Please transcribe the data below exactly. Leave the pictures out.

* Begin Given information *

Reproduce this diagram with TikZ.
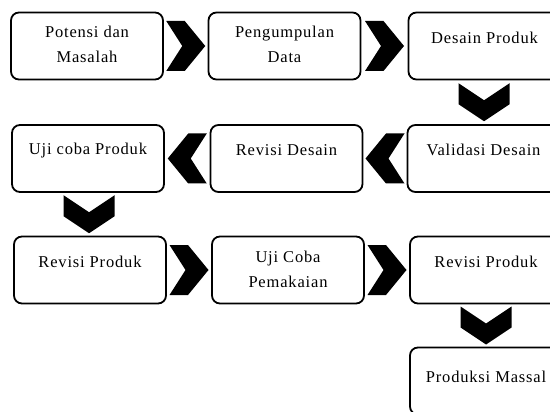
\documentclass[tikz,border=0pt]{standalone}
\usepackage{fontspec}
\setmainfont{Liberation Serif}[LetterSpace=5]
\usetikzlibrary{calc}
\begin{document}
\begin{tikzpicture}[x=1pt,y=-1pt,
  box/.style={draw=black,line width=1.8pt,rounded corners=8pt,minimum width=152pt,minimum height=67pt,inner sep=0pt},
  txt/.style={font=\fontsize{16.5}{24.5}\selectfont,align=center,inner sep=0pt},
  chevR/.pic={\fill[black] (-19.5,-25) -- (-1,-25) -- (19.5,0) -- (-1,25) -- (-19.5,25) -- (-3.5,0) -- cycle;},
  chevL/.pic={\fill[black] (19.5,-25) -- (1,-25) -- (-19.5,0) -- (1,25) -- (19.5,25) -- (3.5,0) -- cycle;},
  chevD/.pic={\fill[black] (-25.5,-19) -- (0,-2) -- (25.5,-19) -- (25.5,2) -- (0,19) -- (-25.5,2) -- cycle;}
]
\useasboundingbox (0,0) rectangle (550,412);
% row 1
\node[box] (b1) at (87,46) {};
\node[box] (b2) at (284.5,46) {};
\node[box] (b3) at (484.5,46) {};
% row 2
\node[box] (b4) at (88,158.5) {};
\node[box] (b5) at (286.5,158.5) {};
\node[box] (b6) at (483.5,158.5) {};
% row 3
\node[box] (b7) at (90,270) {};
\node[box] (b8) at (288,270) {};
\node[box] (b9) at (486,270) {};
% row 4
\node[box] (b10) at (486,381) {};
% texts
\node[txt] (t1) at ([yshift=-33pt]b1.north) {Potensi dan\\Masalah};
\node[txt] (t2) at ([yshift=-33pt]b2.north) {Pengumpulan\\Data};
\node[txt] (t3) at ([yshift=-26pt]b3.north) {Desain Produk};
\node[txt] (t4) at ([yshift=-26pt]b4.north) {Uji coba Produk};
\node[txt] (t5) at ([yshift=-26pt]b5.north) {Revisi Desain};
\node[txt] (t6) at ([yshift=-26pt]b6.north) {Validasi Desain};
\node[txt] (t7) at ([yshift=-26pt]b7.north) {Revisi Produk};
\node[txt] (t8) at ([yshift=-34pt]b8.north) {Uji Coba\\Pemakaian};
\node[txt] (t9) at ([yshift=-26pt]b9.north) {Revisi Produk};
\node[txt] (t10) at ([yshift=-30pt]b10.north) {Produksi Massal};
% chevrons
\pic at ($(b1.east)!0.5!(b2.west)$) {chevR};
\pic at ($(b2.east)!0.5!(b3.west)$) {chevR};
\pic at ($(b3.south)!0.5!(b6.north)$) {chevD};
\pic at ($(b6.west)!0.5!(b5.east)$) {chevL};
\pic at ($(b5.west)!0.5!(b4.east)$) {chevL};
\pic at ($(b4.south)!0.5!(b7.north)$) {chevD};
\pic at ($(b7.east)!0.5!(b8.west)$) {chevR};
\pic at ($(b8.east)!0.5!(b9.west)$) {chevR};
\pic at ($(b9.south)!0.5!(b10.north)$) {chevD};
\end{tikzpicture}
\end{document}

* End Given information *

*Problem solution*.
Reproduce this diagram with TikZ.
\documentclass[tikz,border=0pt]{standalone}
\usepackage{fontspec}
\setmainfont{Liberation Serif}[LetterSpace=5]
\usetikzlibrary{calc}
\begin{document}
\begin{tikzpicture}[x=1pt,y=-1pt,
  box/.style={draw=black,line width=1.8pt,rounded corners=8pt,minimum width=152pt,minimum height=67pt,inner sep=0pt},
  txt/.style={font=\fontsize{16.5}{24.5}\selectfont,align=center,inner sep=0pt},
  chevR/.pic={\fill[black] (-19.5,-25) -- (-1,-25) -- (19.5,0) -- (-1,25) -- (-19.5,25) -- (-3.5,0) -- cycle;},
  chevL/.pic={\fill[black] (19.5,-25) -- (1,-25) -- (-19.5,0) -- (1,25) -- (19.5,25) -- (3.5,0) -- cycle;},
  chevD/.pic={\fill[black] (-25.5,-19) -- (0,-2) -- (25.5,-19) -- (25.5,2) -- (0,19) -- (-25.5,2) -- cycle;}
]
\useasboundingbox (0,0) rectangle (550,412);
% row 1
\node[box] (b1) at (87,46) {};
\node[box] (b2) at (284.5,46) {};
\node[box] (b3) at (484.5,46) {};
% row 2
\node[box] (b4) at (88,158.5) {};
\node[box] (b5) at (286.5,158.5) {};
\node[box] (b6) at (483.5,158.5) {};
% row 3
\node[box] (b7) at (90,270) {};
\node[box] (b8) at (288,270) {};
\node[box] (b9) at (486,270) {};
% row 4
\node[box] (b10) at (486,381) {};
% texts
\node[txt] (t1) at ([yshift=-33pt]b1.north) {Potensi dan\\Masalah};
\node[txt] (t2) at ([yshift=-33pt]b2.north) {Pengumpulan\\Data};
\node[txt] (t3) at ([yshift=-26pt]b3.north) {Desain Produk};
\node[txt] (t4) at ([yshift=-26pt]b4.north) {Uji coba Produk};
\node[txt] (t5) at ([yshift=-26pt]b5.north) {Revisi Desain};
\node[txt] (t6) at ([yshift=-26pt]b6.north) {Validasi Desain};
\node[txt] (t7) at ([yshift=-26pt]b7.north) {Revisi Produk};
\node[txt] (t8) at ([yshift=-34pt]b8.north) {Uji Coba\\Pemakaian};
\node[txt] (t9) at ([yshift=-26pt]b9.north) {Revisi Produk};
\node[txt] (t10) at ([yshift=-30pt]b10.north) {Produksi Massal};
% chevrons
\pic at ($(b1.east)!0.5!(b2.west)$) {chevR};
\pic at ($(b2.east)!0.5!(b3.west)$) {chevR};
\pic at ($(b3.south)!0.5!(b6.north)$) {chevD};
\pic at ($(b6.west)!0.5!(b5.east)$) {chevL};
\pic at ($(b5.west)!0.5!(b4.east)$) {chevL};
\pic at ($(b4.south)!0.5!(b7.north)$) {chevD};
\pic at ($(b7.east)!0.5!(b8.west)$) {chevR};
\pic at ($(b8.east)!0.5!(b9.west)$) {chevR};
\pic at ($(b9.south)!0.5!(b10.north)$) {chevD};
\end{tikzpicture}
\end{document}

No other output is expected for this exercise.